With Halloween upon us, should Scotland’s ‘witches’ who were persecuted in centuries gone by be pardoned? Michael Alexander sought the opinions of historians.
When researchers at Edinburgh University published an interactive map of Scotland recently that showed the name and place of residence of all citizens known to have been accused of witchcraft after the Scottish Reformation, it shed light on a dark period in Scottish and European history that was dominated by a culture of fear, paranoia and suspicion.
According to the Survey of Scottish Witchcraft, more than 3,800 men and women were accused of witchcraft in Scotland under the Witchcraft Act between 1563 and 1736, with two-thirds of those accused thought to have been executed.

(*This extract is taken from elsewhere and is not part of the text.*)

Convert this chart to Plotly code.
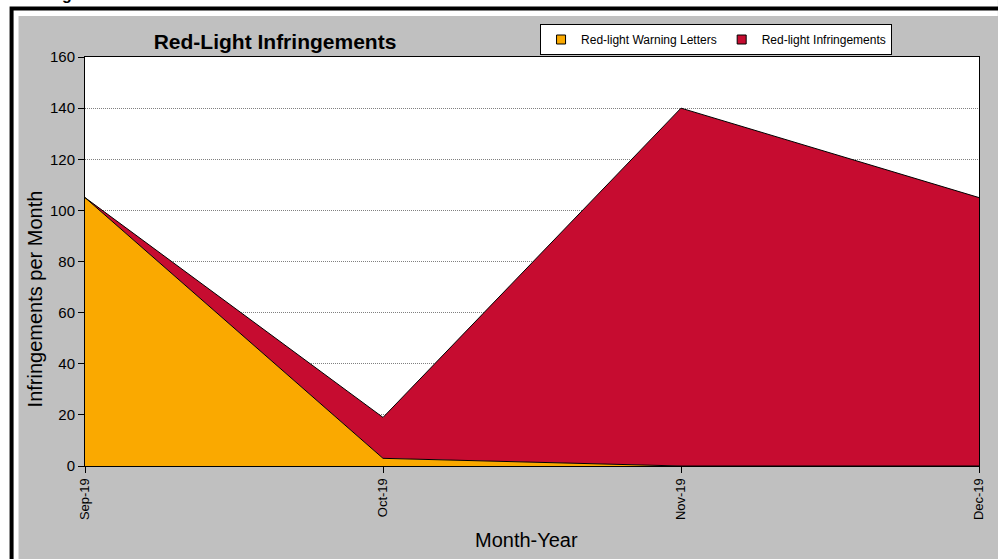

Their crimes often ranged from nothing more than owning a black cat to brewing up home-made remedies.
Infamous cases included ‘The Great Witch of Balwearie’ Margaret Aitken who was arrested in Fife in April 1597 and Janet Cornfoot who, in 1705, was captured by a lynch mob and dragged by her heels to the seafront in Pittenweem.
There she was swung from a rope tied between a ship and the shore, stoned, beaten severely, and finally crushed to death under a door piled high with rocks. To make absolutely certain that she was dead, a man drove his horse and cart over her body several times. She was then refused a Christian burial with her body thrown into a communal grave.
But with interest in these historic witch trials more popular than ever – especially around Halloween – is it time for ‘witches’ to be pardoned?
Leven-based witch historian Lenny Low, author of The Weem Witch said a memorial to those who suffered is “most overdue and just”.
He said the list of murdered victims and the reasons why they were killed “reads like comedy”. For example, Maggie Morgan of St Monans supposedly took the shape of a rabbit at will and burned for it in 1651 while Orkney witch Bessie Millar supposedly sold win to fishing fleet captains – taking payment to fart in their hands.
However, he offers words of caution when it comes to blanket pardons.
“Before we bankrupt the church with endless bills for monuments to the thousands they murdered by fire, if we look closer at the trial notes, many accused witches with the list of charges against them had murder in the accusations,” he said.
“It is here we must be wary. One cannot in this modern day judge a trial with such a crime mentioned. The Witches of Forfar in 1661 and the Berwick Witches in 1590 confessed in the trials openly to murder and child eating!
“The last thing we want is celebrating a memorial to a murderer!
“The trials where such an act has occurred must be omitted from any such plans for memorial.
“It’s hard to imagine the torture committed on the witches to finally get a confession, and in reality any sane person would sign any old nonsense just to stop the torturer.
“But it’s tricky ground to travel when the vice of murder was confessed in the trials.”
Fife Council archaeologist Douglas Speirs has been hugely involved in the history of witches through the sad case of Lilias Adie – a uniquely rare revenant witch burial at Torryburn in Fife.
In 1704, the unfortunate woman who confessed to being a witch and having sex with the devil, died in prison before she could be tried, sentenced and burned. They buried her deep in the sticky, sopping wet mud of the foreshore – between the high tide and low tide mark – and they put a heavy flat stone over her to stop her climbing out of her grave.
He has worked closely with a newly established group called Fife Witches Remembered which aims to shine a light on the reality of Scotland’s witch-hunting past: re-positioning witches away from the figures of Halloween fun they have become to the helpless victims they really were. The group has been looking at the possibility of a national memorial to Scotland’s 4,000 witches.
“Fife is a particularly good place for such a memorial given the sad fact that Fife possibly accused and killed more witches than any other county in Scotland,” said Douglas.
“Indeed, sadly, Fife accused and executed approximately four to eight times more witches than the average Scottish county and Fife holds the lamentable distinction of being the scene of some of the largest witch-hunts, the scene of some of the most barbaric killings and the scene of some of the last witch killings in Scotland.”
However, while agreeing that a memorial is long overdue, and that Scotland – which executed five times the European average and four times the English average of witches – has a dark past that needs confronted, he’s not so sure that a pardon is what’s needed.
“A pardon from whom?” he said.
“The church, the state and the population at large were all eager advocates of the persecution of witches.
“All three acted in concert, following the religious law, the secular law and the prevailing views of the day.
“These people were genuinely convinced of the rightness of their actions, however misguided we might consider them to have been today.
“So I’m not sure that a pardon is what is needed but what is most definitely needed is the application of reasons, understanding and historical research to reconsider the way we see and talk about witches today.
“These were not spell-casting evil women with hats, broomsticks and warts, they were unfortunate innocent women who fell victim of the prejudices of the day.
“A much better approach would be to talk about those persecuted as witches as real historical figures, not stereotyped figures of fun invented for the entertainment of children.”